The task: Your task is to reproduce, verbatim and without pictures, the lines from the opening of the listing through the line containing "Chart.register(...registerables);".

Lines of data
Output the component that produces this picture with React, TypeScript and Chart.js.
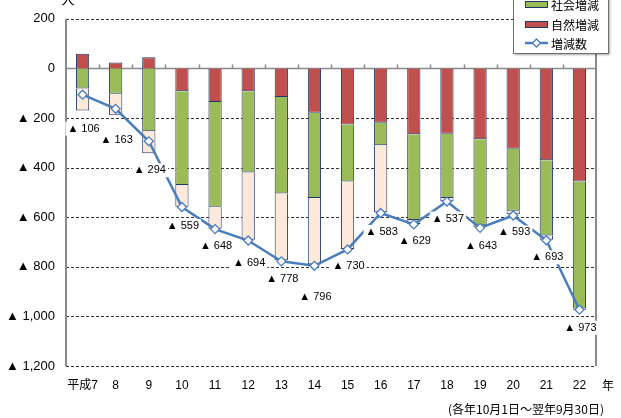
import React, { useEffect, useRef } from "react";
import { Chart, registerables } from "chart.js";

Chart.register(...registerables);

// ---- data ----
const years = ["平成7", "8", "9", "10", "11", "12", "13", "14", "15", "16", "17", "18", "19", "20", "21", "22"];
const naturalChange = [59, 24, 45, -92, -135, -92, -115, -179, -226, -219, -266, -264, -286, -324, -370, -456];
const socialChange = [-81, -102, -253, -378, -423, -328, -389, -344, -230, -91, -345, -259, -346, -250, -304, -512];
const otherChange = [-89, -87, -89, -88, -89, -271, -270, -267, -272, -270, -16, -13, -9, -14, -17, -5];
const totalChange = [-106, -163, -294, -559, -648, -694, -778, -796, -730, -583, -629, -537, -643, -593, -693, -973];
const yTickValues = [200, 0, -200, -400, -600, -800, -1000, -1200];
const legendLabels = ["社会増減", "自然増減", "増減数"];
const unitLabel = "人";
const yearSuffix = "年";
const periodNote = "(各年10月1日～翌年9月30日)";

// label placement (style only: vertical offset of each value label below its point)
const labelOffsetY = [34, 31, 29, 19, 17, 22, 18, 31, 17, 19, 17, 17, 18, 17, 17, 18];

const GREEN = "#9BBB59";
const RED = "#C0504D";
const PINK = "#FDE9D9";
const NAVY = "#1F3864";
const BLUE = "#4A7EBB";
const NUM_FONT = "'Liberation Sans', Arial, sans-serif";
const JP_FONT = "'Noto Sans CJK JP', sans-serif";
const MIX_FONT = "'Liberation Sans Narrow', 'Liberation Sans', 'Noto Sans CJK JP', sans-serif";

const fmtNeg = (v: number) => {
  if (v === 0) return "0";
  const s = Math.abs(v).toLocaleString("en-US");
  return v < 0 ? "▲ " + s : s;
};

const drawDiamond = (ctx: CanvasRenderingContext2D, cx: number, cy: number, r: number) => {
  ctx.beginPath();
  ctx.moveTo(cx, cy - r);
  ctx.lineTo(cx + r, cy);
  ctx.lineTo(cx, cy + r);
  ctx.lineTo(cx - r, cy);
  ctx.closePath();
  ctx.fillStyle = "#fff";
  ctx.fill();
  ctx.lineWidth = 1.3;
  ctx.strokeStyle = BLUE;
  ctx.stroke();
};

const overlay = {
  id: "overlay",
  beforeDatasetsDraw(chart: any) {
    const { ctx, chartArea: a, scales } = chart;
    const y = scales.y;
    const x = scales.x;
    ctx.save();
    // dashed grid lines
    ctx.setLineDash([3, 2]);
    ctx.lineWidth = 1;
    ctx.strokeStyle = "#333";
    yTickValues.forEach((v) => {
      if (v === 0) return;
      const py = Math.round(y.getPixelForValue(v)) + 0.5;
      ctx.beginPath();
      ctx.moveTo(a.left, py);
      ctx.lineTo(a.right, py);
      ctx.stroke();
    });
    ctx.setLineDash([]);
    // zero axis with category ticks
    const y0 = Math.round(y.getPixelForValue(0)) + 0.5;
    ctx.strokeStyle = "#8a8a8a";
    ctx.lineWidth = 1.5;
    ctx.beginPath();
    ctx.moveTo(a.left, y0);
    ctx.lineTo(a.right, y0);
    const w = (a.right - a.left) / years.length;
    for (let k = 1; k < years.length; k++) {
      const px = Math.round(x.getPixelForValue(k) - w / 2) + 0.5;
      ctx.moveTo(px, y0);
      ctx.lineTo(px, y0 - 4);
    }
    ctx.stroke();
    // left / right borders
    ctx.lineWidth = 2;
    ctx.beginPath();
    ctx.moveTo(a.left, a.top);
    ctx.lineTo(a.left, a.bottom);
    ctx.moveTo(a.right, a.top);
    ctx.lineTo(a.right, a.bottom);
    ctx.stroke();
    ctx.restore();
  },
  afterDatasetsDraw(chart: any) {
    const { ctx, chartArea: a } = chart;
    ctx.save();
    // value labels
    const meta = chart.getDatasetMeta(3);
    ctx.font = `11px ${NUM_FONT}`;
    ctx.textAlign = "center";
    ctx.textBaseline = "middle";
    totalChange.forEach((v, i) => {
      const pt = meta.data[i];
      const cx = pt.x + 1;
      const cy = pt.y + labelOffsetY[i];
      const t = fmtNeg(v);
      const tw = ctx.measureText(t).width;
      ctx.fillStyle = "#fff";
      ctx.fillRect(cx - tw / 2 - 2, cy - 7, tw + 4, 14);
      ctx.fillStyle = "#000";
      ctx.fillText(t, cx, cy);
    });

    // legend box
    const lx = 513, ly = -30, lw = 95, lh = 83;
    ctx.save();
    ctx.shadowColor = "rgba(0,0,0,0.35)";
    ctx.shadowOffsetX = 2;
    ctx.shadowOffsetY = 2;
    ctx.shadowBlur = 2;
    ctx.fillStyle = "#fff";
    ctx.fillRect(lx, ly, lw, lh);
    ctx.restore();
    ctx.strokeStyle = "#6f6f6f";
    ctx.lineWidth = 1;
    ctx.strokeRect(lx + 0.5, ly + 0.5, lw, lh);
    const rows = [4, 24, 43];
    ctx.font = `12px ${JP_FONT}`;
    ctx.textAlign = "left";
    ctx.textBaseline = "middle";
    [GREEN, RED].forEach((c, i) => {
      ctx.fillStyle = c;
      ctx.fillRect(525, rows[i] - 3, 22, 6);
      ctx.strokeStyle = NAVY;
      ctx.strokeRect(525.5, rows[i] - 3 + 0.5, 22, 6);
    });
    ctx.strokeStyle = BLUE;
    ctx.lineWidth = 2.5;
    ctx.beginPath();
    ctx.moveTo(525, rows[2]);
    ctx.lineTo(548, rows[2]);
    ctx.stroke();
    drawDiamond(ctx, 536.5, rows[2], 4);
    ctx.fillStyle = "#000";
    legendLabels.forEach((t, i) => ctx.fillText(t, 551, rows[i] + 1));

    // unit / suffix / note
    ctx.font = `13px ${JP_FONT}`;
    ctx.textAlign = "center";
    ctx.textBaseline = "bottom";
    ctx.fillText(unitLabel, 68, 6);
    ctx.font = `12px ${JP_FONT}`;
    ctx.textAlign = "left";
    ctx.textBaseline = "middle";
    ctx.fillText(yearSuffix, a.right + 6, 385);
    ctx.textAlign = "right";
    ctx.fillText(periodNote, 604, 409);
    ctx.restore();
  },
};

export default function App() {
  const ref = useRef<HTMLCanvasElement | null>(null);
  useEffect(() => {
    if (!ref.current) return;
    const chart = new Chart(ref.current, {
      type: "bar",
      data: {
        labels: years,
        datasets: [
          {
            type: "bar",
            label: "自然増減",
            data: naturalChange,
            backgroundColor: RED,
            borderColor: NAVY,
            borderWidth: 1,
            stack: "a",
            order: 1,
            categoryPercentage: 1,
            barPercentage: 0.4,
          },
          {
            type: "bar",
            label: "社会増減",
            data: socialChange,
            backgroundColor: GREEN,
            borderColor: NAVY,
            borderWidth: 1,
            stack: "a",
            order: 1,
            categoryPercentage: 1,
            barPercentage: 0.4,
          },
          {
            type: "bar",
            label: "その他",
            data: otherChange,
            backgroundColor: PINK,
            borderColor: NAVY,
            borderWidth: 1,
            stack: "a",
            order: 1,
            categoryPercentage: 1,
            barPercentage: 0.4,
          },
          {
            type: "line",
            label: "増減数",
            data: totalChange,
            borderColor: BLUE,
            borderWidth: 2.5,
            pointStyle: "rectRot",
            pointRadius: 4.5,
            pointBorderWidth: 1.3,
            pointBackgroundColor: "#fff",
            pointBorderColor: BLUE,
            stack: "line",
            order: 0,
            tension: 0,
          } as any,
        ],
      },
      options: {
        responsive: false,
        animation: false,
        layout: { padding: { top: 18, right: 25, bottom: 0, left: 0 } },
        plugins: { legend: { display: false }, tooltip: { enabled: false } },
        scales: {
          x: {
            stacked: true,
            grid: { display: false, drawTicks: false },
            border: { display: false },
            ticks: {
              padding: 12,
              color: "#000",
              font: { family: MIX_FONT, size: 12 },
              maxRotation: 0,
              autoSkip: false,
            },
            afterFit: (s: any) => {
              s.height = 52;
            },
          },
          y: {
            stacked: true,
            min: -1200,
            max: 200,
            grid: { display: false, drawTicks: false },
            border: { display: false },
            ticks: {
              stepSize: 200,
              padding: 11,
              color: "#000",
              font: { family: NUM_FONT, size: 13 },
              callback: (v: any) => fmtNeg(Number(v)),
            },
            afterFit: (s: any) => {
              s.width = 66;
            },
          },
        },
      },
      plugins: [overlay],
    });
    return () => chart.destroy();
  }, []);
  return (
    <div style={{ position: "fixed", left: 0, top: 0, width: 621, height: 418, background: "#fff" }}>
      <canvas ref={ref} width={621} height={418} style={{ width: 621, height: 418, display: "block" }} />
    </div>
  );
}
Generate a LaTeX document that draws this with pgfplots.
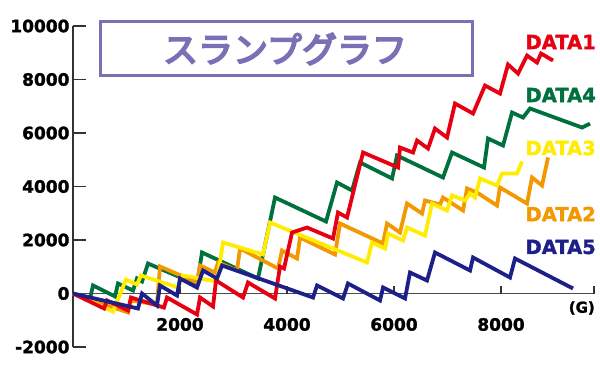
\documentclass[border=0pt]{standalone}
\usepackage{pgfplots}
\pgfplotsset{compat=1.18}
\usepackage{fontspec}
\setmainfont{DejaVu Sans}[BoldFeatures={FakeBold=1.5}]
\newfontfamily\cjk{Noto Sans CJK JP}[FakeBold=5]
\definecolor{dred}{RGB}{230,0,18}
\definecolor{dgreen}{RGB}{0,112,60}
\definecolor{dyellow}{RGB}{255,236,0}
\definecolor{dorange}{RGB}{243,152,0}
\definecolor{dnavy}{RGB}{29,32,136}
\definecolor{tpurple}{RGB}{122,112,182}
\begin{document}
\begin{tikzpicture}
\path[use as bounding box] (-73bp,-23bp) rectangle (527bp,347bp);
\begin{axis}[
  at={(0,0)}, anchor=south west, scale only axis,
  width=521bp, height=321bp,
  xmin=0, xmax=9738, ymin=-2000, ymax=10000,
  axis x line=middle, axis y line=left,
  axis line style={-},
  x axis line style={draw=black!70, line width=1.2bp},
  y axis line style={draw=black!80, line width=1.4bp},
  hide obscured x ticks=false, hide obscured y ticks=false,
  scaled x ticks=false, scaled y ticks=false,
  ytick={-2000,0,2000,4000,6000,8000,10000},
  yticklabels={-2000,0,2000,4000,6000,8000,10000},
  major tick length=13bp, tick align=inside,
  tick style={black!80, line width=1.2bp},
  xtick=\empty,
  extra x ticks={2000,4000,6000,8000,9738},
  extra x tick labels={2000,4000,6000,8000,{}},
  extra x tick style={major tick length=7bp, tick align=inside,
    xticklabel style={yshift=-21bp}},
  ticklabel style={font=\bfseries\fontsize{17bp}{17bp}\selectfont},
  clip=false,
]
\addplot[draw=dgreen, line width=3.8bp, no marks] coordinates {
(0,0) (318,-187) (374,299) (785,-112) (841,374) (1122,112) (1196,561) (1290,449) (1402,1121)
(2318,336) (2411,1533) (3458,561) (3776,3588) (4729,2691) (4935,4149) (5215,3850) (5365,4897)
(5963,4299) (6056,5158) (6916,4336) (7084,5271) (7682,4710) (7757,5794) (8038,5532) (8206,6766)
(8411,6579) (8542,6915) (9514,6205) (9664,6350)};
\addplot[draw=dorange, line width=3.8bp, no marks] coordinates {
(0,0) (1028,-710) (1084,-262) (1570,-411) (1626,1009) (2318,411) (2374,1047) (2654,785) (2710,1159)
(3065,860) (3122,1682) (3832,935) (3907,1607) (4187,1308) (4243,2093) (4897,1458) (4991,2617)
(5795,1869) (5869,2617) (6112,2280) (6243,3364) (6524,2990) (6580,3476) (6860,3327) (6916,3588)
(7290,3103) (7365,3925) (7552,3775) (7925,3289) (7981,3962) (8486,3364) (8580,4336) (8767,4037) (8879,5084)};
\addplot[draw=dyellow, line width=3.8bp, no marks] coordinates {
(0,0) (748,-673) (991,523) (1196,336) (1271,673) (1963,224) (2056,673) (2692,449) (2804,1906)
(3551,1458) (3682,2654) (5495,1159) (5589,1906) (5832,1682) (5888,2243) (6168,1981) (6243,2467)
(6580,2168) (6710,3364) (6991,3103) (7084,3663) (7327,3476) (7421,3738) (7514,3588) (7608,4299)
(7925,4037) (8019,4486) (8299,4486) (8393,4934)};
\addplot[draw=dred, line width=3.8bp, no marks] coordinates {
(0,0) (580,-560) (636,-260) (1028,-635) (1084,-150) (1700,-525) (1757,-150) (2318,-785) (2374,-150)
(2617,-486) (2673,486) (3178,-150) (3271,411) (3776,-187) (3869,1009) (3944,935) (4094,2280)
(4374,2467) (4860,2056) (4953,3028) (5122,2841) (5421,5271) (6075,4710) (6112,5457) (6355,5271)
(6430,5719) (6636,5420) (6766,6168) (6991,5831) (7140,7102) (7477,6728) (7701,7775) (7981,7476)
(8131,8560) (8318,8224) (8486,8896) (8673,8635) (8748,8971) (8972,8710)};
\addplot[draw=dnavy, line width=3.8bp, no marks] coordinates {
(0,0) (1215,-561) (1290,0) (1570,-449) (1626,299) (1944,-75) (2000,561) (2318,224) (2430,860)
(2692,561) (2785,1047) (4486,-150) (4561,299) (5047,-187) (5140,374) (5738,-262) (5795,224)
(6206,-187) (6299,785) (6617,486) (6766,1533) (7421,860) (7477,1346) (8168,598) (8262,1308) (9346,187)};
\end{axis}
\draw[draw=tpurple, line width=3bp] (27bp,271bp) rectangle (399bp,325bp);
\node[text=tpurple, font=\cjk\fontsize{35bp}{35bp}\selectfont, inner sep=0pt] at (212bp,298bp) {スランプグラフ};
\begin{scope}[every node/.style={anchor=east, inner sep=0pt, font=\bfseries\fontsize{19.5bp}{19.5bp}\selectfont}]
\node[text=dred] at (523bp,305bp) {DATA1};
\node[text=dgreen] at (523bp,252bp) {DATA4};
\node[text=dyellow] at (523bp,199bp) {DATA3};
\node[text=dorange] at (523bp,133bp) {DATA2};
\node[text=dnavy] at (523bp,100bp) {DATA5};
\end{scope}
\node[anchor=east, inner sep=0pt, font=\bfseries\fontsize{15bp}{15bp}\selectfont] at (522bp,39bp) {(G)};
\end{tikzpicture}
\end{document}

Task output:
Output the component that produces this picture with React, TypeScript and Chart.js.
import React, { useEffect, useRef } from "react";
import { Chart, registerables } from "chart.js";

Chart.register(...registerables);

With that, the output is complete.